Problem statement - Copy exactly the lines that run from the top of the listing to the line containing "11 : Facteurs", both ends included, and omit the pictures.
***** Information supplied *****
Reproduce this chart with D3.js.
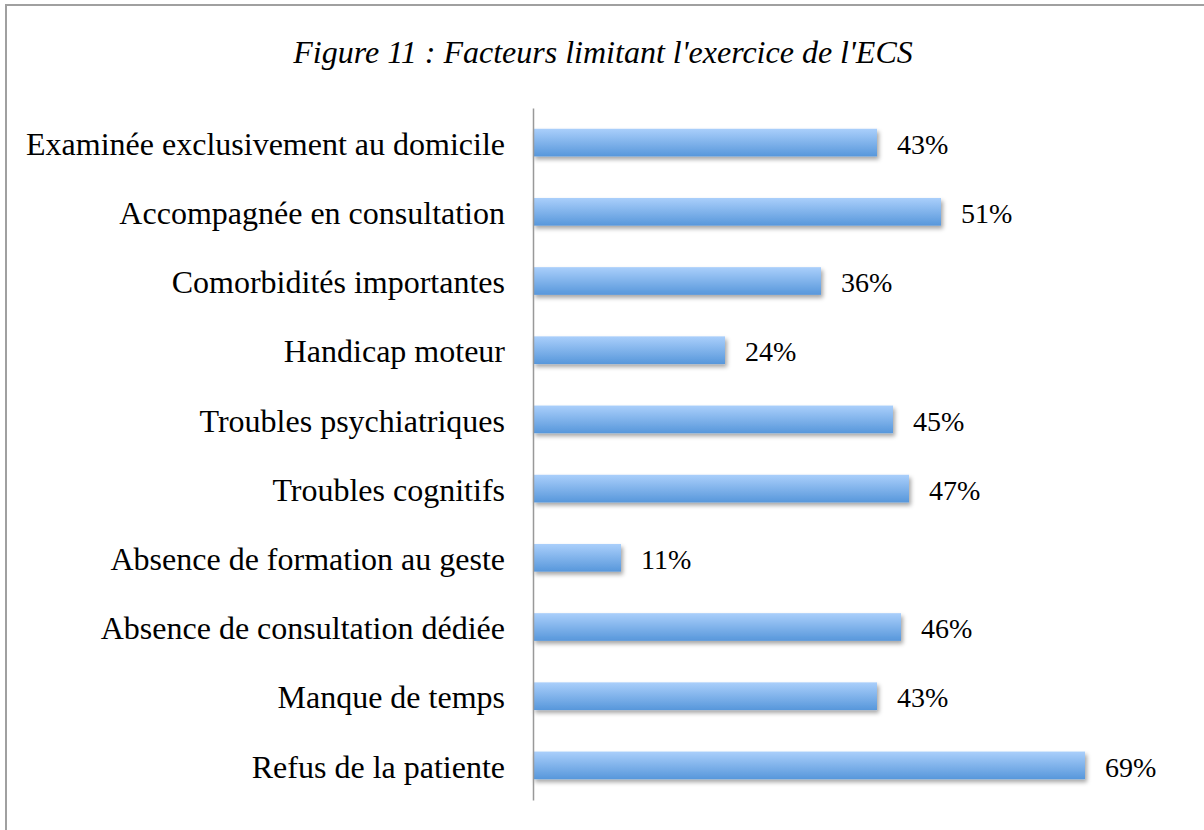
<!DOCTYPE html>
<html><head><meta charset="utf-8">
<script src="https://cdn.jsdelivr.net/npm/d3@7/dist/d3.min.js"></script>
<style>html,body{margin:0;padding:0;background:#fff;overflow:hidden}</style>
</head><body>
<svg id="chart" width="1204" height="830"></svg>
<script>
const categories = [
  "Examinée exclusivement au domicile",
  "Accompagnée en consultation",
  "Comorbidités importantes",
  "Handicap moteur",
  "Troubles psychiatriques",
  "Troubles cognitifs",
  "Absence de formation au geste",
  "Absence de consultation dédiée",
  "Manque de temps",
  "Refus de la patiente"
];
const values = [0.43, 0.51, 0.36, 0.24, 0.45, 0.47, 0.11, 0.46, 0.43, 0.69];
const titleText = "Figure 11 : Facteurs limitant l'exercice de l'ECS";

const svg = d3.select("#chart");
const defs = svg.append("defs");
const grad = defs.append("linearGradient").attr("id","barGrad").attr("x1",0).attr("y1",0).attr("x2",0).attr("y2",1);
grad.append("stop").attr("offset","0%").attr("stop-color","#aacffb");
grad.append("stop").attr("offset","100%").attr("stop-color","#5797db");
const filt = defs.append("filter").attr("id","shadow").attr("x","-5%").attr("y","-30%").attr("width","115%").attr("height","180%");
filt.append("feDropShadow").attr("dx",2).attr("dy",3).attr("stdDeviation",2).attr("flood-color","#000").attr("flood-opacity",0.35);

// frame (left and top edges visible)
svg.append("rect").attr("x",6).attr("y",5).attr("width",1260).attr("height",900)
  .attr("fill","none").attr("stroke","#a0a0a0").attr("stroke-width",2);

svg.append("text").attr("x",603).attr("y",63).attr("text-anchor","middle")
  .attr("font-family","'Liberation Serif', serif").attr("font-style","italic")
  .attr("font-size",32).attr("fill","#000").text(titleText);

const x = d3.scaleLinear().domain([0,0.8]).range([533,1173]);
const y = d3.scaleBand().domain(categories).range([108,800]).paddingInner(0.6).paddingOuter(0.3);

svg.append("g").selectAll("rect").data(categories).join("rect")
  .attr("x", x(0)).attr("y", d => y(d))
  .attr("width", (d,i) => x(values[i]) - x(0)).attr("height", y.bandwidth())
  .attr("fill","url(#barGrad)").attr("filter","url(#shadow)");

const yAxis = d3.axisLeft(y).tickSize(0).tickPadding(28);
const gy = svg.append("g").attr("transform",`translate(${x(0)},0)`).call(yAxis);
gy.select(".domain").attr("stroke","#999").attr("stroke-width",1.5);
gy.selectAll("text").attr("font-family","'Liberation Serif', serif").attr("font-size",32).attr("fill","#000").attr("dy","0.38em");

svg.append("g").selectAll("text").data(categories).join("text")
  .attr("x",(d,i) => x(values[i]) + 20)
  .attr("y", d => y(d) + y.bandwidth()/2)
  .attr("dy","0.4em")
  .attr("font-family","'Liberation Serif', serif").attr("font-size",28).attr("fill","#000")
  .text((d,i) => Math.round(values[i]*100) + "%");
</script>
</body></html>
*****
Exercise response -
Reproduce this chart with D3.js.
<!DOCTYPE html>
<html><head><meta charset="utf-8">
<script src="https://cdn.jsdelivr.net/npm/d3@7/dist/d3.min.js"></script>
<style>html,body{margin:0;padding:0;background:#fff;overflow:hidden}</style>
</head><body>
<svg id="chart" width="1204" height="830"></svg>
<script>
const categories = [
  "Examinée exclusivement au domicile",
  "Accompagnée en consultation",
  "Comorbidités importantes",
  "Handicap moteur",
  "Troubles psychiatriques",
  "Troubles cognitifs",
  "Absence de formation au geste",
  "Absence de consultation dédiée",
  "Manque de temps",
  "Refus de la patiente"
];
const values = [0.43, 0.51, 0.36, 0.24, 0.45, 0.47, 0.11, 0.46, 0.43, 0.69];
const titleText = "Figure 11 : Facteurs limitant l'exercice de l'ECS";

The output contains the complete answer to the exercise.